The most common TCO mistake is assuming localization is a one-time setup task. In reality, localization is an ongoing operating requirement. Tax changes, e-invoicing mandates, local chart of accounts updates, and statutory reporting revisions can create recurring cost if the vendor ecosystem is weak or if the retailer relies heavily on custom local workarounds.
- Model software, implementation, integration, support, and compliance costs separately so executive teams can see where expansion economics change.
- Stress-test pricing against realistic growth events such as entering three new countries, adding marketplace operations, or centralizing inventory visibility.
- Quantify internal operating costs including ERP administration, release testing, local super-user support, and data governance.
- Include decommissioning savings from retiring local finance, inventory, or reporting tools to avoid overstating net new ERP cost.
Localization depth is often the decisive pricing variable
Localization should be evaluated at three levels: statutory compliance, operational process fit, and ecosystem readiness. Statutory compliance covers tax, invoicing, audit trails, and local reporting. Operational process fit includes local procurement practices, store operations, returns handling, and regional fulfillment workflows. Ecosystem readiness refers to the availability of local implementation partners, payment connectors, logistics integrations, and support resources.
A platform may advertise support for a country but still require substantial partner-led configuration to meet retail operating needs. That distinction matters financially. If localization is mostly delivered through custom implementation rather than productized capability, expansion costs become less predictable and operational resilience declines because knowledge sits with a small set of specialists.
Enterprise evaluation scenarios: where pricing differences become visible
Consider a midmarket retailer expanding from North America into the UK, Germany, and the UAE. A SaaS-first ERP may show higher annual subscription cost than a regional finance-led system, but if it includes stronger multi-currency consolidation, tax support, and standardized inventory visibility, the retailer may avoid separate reporting tools, local reconciliation work, and repeated integration projects. The higher software line item can still produce lower operational TCO.

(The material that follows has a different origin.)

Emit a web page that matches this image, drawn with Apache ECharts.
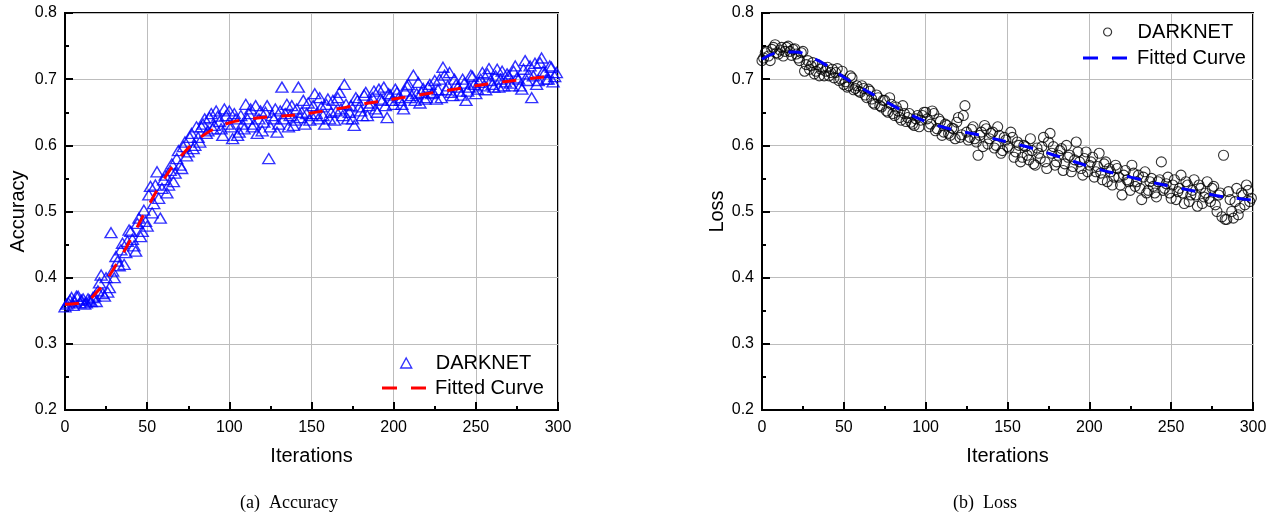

Now consider an enterprise retailer with multiple banners, franchise operations, and country-specific merchandising processes. In this case, a highly standardized SaaS platform may reduce infrastructure cost but create process workarounds that increase customization, training complexity, and local resistance. A more extensible cloud ERP could be more expensive upfront yet better aligned to the retailer's operating model, especially if governance is strong enough to prevent uncontrolled divergence.
These scenarios show why ERP pricing cannot be separated from operational fit analysis. The lowest-cost platform on paper may become the most expensive if it weakens visibility across channels, slows market entry, or forces duplicate systems for local compliance.

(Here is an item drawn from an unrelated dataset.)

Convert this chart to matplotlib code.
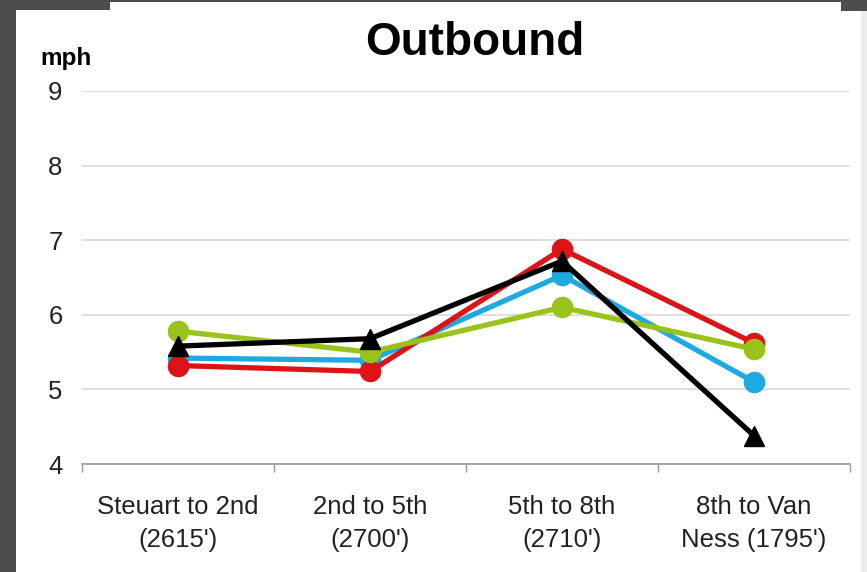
import matplotlib
matplotlib.use("Agg")
import matplotlib.pyplot as plt
from matplotlib.patches import Rectangle

plt.rcParams['font.family'] = ['Liberation Sans', 'DejaVu Sans']

# Segment labels and average speeds (mph)
segments = ["Steuart to 2nd\n(2615')", "2nd to 5th\n(2700')",
            "5th to 8th\n(2710')", "8th to Van\nNess (1795')"]
speed_blue = [5.42, 5.39, 6.53, 5.10]
speed_red = [5.32, 5.24, 6.88, 5.62]
speed_green = [5.78, 5.50, 6.10, 5.54]
speed_black = [5.58, 5.68, 6.72, 4.38]
y_ticks = [4, 5, 6, 7, 8, 9]

W, H = 867, 572
fig = plt.figure(figsize=(W / 100, H / 100), dpi=100)
fig.patch.set_facecolor("white")

# Slide frame around the white panel
dark = "#4d4d4d"
def frame_rect(x0, y0, w, h, color):
    fig.patches.append(Rectangle((x0 / W, 1 - (y0 + h) / H), w / W, h / H,
                                 transform=fig.transFigure, color=color,
                                 zorder=-10, lw=0))
frame_rect(0, 0, W, 2, dark)
frame_rect(0, 0, 16, H, dark)
frame_rect(0, 0, 110, 10, dark)
frame_rect(841, 0, W - 841, 11, dark)
frame_rect(861, 11, W - 861, H - 11, "#ededed")

ax = fig.add_axes([82 / W, 1 - 464 / H, (850 - 82) / W, (464 - 91) / H])
ax.set_facecolor("none")

x = list(range(len(segments)))
lw, ms = 3.8, 14.5
ax.plot(x, speed_blue, color="#1fa9e1", lw=lw, marker="o", ms=ms, zorder=3)
ax.plot(x, speed_red, color="#dc1418", lw=lw, marker="o", ms=ms, zorder=4)
ax.plot(x, speed_green, color="#99c31a", lw=lw, marker="o", ms=ms, zorder=5)
ax.plot(x, speed_black, color="#000000", lw=lw, marker="^", ms=14, zorder=6)

ax.set_xlim(-0.5, len(segments) - 0.5)
ax.set_ylim(4, 9)
ax.set_yticks(y_ticks)
ax.set_yticklabels([str(v) for v in y_ticks])
ax.grid(axis="y", color="#d9d9d9", lw=1.2, zorder=0)
ax.set_axisbelow(True)

ax.set_xticks(x)
ax.set_xticklabels(segments, linespacing=1.5)
ax.set_xticks([i - 0.5 for i in range(len(segments) + 1)], minor=True)
ax.tick_params(axis="x", which="major", length=0, pad=22, labelsize=18.5,
               labelcolor="#222222")
ax.tick_params(axis="x", which="minor", length=6, color="#999999", width=1)
ax.tick_params(axis="y", length=0, pad=14, labelsize=18.5, labelcolor="#222222")

for side in ("top", "right", "left"):
    ax.spines[side].set_visible(False)
ax.spines["bottom"].set_color("#999999")
ax.spines["bottom"].set_linewidth(1.2)

fig.text(475 / W, 1 - 43 / H, "Outbound", ha="center", va="center",
         fontsize=33, fontweight="bold", color="black")
fig.text(40 / W, 1 - 59 / H, "mph", ha="left", va="center",
         fontsize=17.5, fontweight="bold", color="black")

fig.savefig("out.png", dpi=100)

Implementation governance, interoperability, and vendor lock-in considerations
International retail ERP programs fail less often because of software gaps than because of governance gaps. Pricing comparisons should therefore include the cost of program management, template governance, data standards, and release coordination across countries. Without these controls, localization becomes fragmentation, and every region starts to behave like a separate implementation.

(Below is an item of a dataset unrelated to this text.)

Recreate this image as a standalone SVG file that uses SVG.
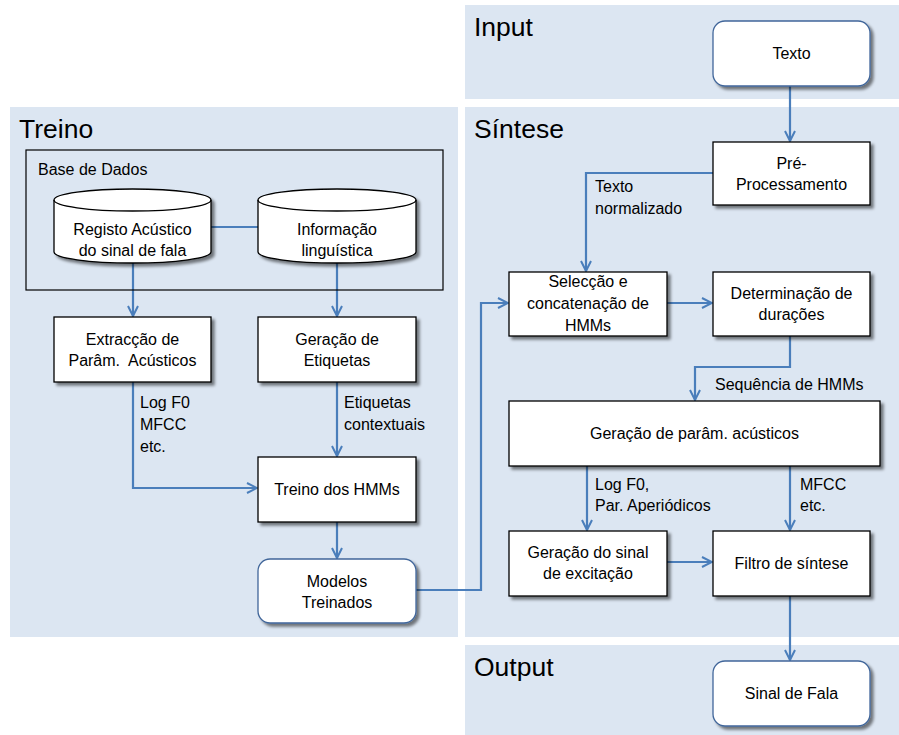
<svg xmlns="http://www.w3.org/2000/svg" width="899" height="735" viewBox="0 0 899 735">
  <style>
    .panel { fill: #dce6f2; }
    .title { font-family: "Liberation Sans", Arial, sans-serif; font-size: 26.5px; fill: #000; }
    .box { fill: #fff; stroke: #000; stroke-width: 1.3; filter: url(#shadow); }
    .term { fill: #fff; stroke: #41669a; stroke-width: 1.3; filter: url(#shadow); }
    .db { fill: none; stroke: #000; stroke-width: 1.2; }
    .t { font-family: "Liberation Sans", Arial, sans-serif; font-size: 16px; fill: #000; text-anchor: middle; }
    .lbl { font-family: "Liberation Sans", Arial, sans-serif; font-size: 16px; fill: #000; }
    .conn { fill: none; stroke: #4a7ebb; stroke-width: 2.2; }
  </style>
  <defs>
    <filter id="shadow" x="-10%" y="-10%" width="125%" height="130%">
      <feGaussianBlur in="SourceAlpha" stdDeviation="1.6"/>
      <feOffset dx="3" dy="3" result="b"/>
      <feComponentTransfer><feFuncA type="linear" slope="0.5"/></feComponentTransfer>
      <feMerge><feMergeNode/><feMergeNode in="SourceGraphic"/></feMerge>
    </filter>
    <marker id="arrow" viewBox="0 0 12 12" refX="11" refY="6" markerWidth="12" markerHeight="12" markerUnits="userSpaceOnUse" orient="auto">
      <path d="M1,1 L11,6 L1,11" fill="none" stroke="#4a7ebb" stroke-width="2"/>
    </marker>
  </defs>

  <!-- background panels -->
  <g id="panels">
    <rect class="panel" x="10" y="107" width="448" height="530"/>
    <rect class="panel" x="465" y="5" width="434" height="94"/>
    <rect class="panel" x="465" y="107" width="434" height="530"/>
    <rect class="panel" x="465" y="645" width="434" height="90"/>
    <text class="title" x="19" y="138">Treino</text>
    <text class="title" x="474" y="36">Input</text>
    <text class="title" x="474" y="138">Síntese</text>
    <text class="title" x="474" y="676">Output</text>
  </g>

  <!-- connectors -->
  <g id="connectors">
    <path class="conn" d="M211,227 H258"/>
    <path class="conn" d="M133,262 V316" marker-end="url(#arrow)"/>
    <path class="conn" d="M337,262 V316" marker-end="url(#arrow)"/>
    <path class="conn" d="M133,382 V488 H257" marker-end="url(#arrow)"/>
    <path class="conn" d="M337,382 V456" marker-end="url(#arrow)"/>
    <path class="conn" d="M337,522 V558" marker-end="url(#arrow)"/>
    <path class="conn" d="M416,590 H481 V303 H508" marker-end="url(#arrow)"/>
    <path class="conn" d="M790,86 V141" marker-end="url(#arrow)"/>
    <path class="conn" d="M713,173 H586 V271" marker-end="url(#arrow)"/>
    <path class="conn" d="M667,303 H712" marker-end="url(#arrow)"/>
    <path class="conn" d="M790,336 V367 H695 V400" marker-end="url(#arrow)"/>
    <path class="conn" d="M587,466 V530" marker-end="url(#arrow)"/>
    <path class="conn" d="M790,466 V530" marker-end="url(#arrow)"/>
    <path class="conn" d="M667,562 H712" marker-end="url(#arrow)"/>
    <path class="conn" d="M790,596 V660" marker-end="url(#arrow)"/>
  </g>

  <!-- connector labels -->
  <g id="labels">
    <text class="lbl" x="140" y="408">Log F0</text>
    <text class="lbl" x="140" y="430">MFCC</text>
    <text class="lbl" x="140" y="452">etc.</text>
    <text class="lbl" x="344" y="408">Etiquetas</text>
    <text class="lbl" x="344" y="430">contextuais</text>
    <text class="lbl" x="595" y="192">Texto</text>
    <text class="lbl" x="595" y="214">normalizado</text>
    <text class="lbl" x="715" y="390">Sequência de HMMs</text>
    <text class="lbl" x="595" y="490">Log F0,</text>
    <text class="lbl" x="595" y="511">Par. Aperiódicos</text>
    <text class="lbl" x="800" y="490">MFCC</text>
    <text class="lbl" x="800" y="511">etc.</text>
  </g>

  <!-- database group -->
  <g id="base-de-dados">
    <rect class="db" x="26" y="150" width="417" height="140"/>
    <text class="lbl" x="38" y="175" font-size="15">Base de Dados</text>
  </g>
  <g id="registo-acustico">
    <path d="M54,200 A78.5,11 0 0 1 211,200 V252 A78.5,11 0 0 1 54,252 Z" fill="#fff" stroke="#000" stroke-width="1.3" filter="url(#shadow)"/>
    <path d="M54,200 A78.5,11 0 0 0 211,200" fill="none" stroke="#000" stroke-width="1.3"/>
    <text class="t" x="132.5" y="235">Registo Acústico</text>
    <text class="t" x="132.5" y="256">do sinal de fala</text>
  </g>
  <g id="informacao-linguistica">
    <path d="M258,200 A79,11 0 0 1 416,200 V252 A79,11 0 0 1 258,252 Z" fill="#fff" stroke="#000" stroke-width="1.3" filter="url(#shadow)"/>
    <path d="M258,200 A79,11 0 0 0 416,200" fill="none" stroke="#000" stroke-width="1.3"/>
    <text class="t" x="337" y="235">Informação</text>
    <text class="t" x="337" y="256">linguística</text>
  </g>

  <!-- training nodes -->
  <g id="extraccao">
    <rect class="box" x="54" y="317" width="157" height="65"/>
    <text class="t" x="132.5" y="345">Extracção de</text>
    <text class="t" x="132.5" y="366" xml:space="preserve">Parâm.  Acústicos</text>
  </g>
  <g id="geracao-etiquetas">
    <rect class="box" x="258" y="317" width="158" height="65"/>
    <text class="t" x="337" y="345">Geração de</text>
    <text class="t" x="337" y="366">Etiquetas</text>
  </g>
  <g id="treino-hmms">
    <rect class="box" x="258" y="457" width="158" height="65"/>
    <text class="t" x="337" y="495">Treino dos HMMs</text>
  </g>
  <g id="modelos-treinados">
    <rect class="term" x="258" y="559" width="158" height="64" rx="12"/>
    <text class="t" x="337" y="587">Modelos</text>
    <text class="t" x="337" y="608">Treinados</text>
  </g>

  <!-- synthesis nodes -->
  <g id="texto">
    <rect class="term" x="713" y="21" width="157" height="65" rx="12"/>
    <text class="t" x="791.5" y="59">Texto</text>
  </g>
  <g id="pre-processamento">
    <rect class="box" x="713" y="142" width="157" height="63"/>
    <text class="t" x="791.5" y="169">Pré-</text>
    <text class="t" x="791.5" y="190">Processamento</text>
  </g>
  <g id="seleccao">
    <rect class="box" x="509" y="272" width="158" height="64"/>
    <text class="t" x="588" y="287">Selecção e</text>
    <text class="t" x="588" y="309">concatenação de</text>
    <text class="t" x="588" y="331">HMMs</text>
  </g>
  <g id="duracoes">
    <rect class="box" x="713" y="272" width="157" height="64"/>
    <text class="t" x="791.5" y="299">Determinação de</text>
    <text class="t" x="791.5" y="320">durações</text>
  </g>
  <g id="geracao-parametros">
    <rect class="box" x="509" y="401" width="371" height="65"/>
    <text class="t" x="694.5" y="439">Geração de parâm. acústicos</text>
  </g>
  <g id="excitacao">
    <rect class="box" x="509" y="531" width="158" height="65"/>
    <text class="t" x="588" y="558">Geração do sinal</text>
    <text class="t" x="588" y="579">de excitação</text>
  </g>
  <g id="filtro">
    <rect class="box" x="713" y="531" width="157" height="65"/>
    <text class="t" x="791.5" y="569">Filtro de síntese</text>
  </g>
  <g id="sinal-de-fala">
    <rect class="term" x="713" y="661" width="157" height="65" rx="12"/>
    <text class="t" x="791.5" y="699">Sinal de Fala</text>
  </g>
</svg>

Interoperability is equally important. Retailers rarely run ERP in isolation. POS, ecommerce, warehouse management, supplier collaboration, tax engines, planning tools, and business intelligence platforms all influence the total cost of the ERP landscape. Platforms with mature APIs, event-driven integration options, and strong middleware compatibility generally reduce long-term integration cost and improve operational resilience.
Vendor lock-in analysis should focus on more than contract terms. It should assess data portability, extensibility model, partner ecosystem concentration, reporting access, and the effort required to replace adjacent applications. A platform that centralizes operations effectively can still create strategic risk if the retailer becomes overly dependent on proprietary tooling for localization or analytics.
Executive decision guidance: how to choose the right pricing model for global retail growth
| Decision priority | What to favor | Why |
|---|---|---|
| Fast entry into multiple countries | SaaS ERP with mature localization library and standardized deployment model | Reduces rollout time and lowers country-by-country implementation variance |
| Complex regional operating differences | Cloud ERP with governed extensibility and strong integration architecture | Supports local process fit without forcing excessive workarounds |
| Tight finance control and global visibility | Platform with strong multi-entity consolidation, auditability, and embedded analytics | Improves executive reporting and reduces reconciliation overhead |
| Phased modernization with legacy coexistence | ERP with strong interoperability and migration tooling | Allows controlled transition while preserving business continuity |
| Long-term cost discipline | Platform with transparent pricing metrics and low customization dependency | Improves predictability of five-year TCO |
For most retailers, the best pricing outcome comes from aligning platform economics with expansion strategy. If the business intends to standardize processes globally, multi-tenant SaaS often delivers the strongest cost-to-speed ratio. If the business competes through regional differentiation, the evaluation should prioritize extensibility, integration maturity, and governance discipline over headline subscription savings.
A disciplined platform selection framework should score each ERP across localization depth, implementation complexity, interoperability, support model, scalability, and operational resilience. Pricing should then be interpreted in context: not as a standalone number, but as the cost of achieving compliant, visible, and scalable retail operations across markets.
Final assessment
Retail ERP pricing for international expansion is fundamentally a modernization and operating model decision. The right platform is the one that can absorb localization requirements, support connected enterprise systems, and scale governance without creating recurring implementation friction. Executive teams should compare not only software fees, but also the cost of complexity, the economics of standardization, and the resilience of the broader retail technology landscape.
When evaluated through enterprise decision intelligence rather than feature checklists, ERP pricing becomes clearer. The most effective choice is rarely the cheapest subscription. It is the platform that delivers sustainable global growth, controlled localization, and operational visibility at a total cost the organization can govern over time.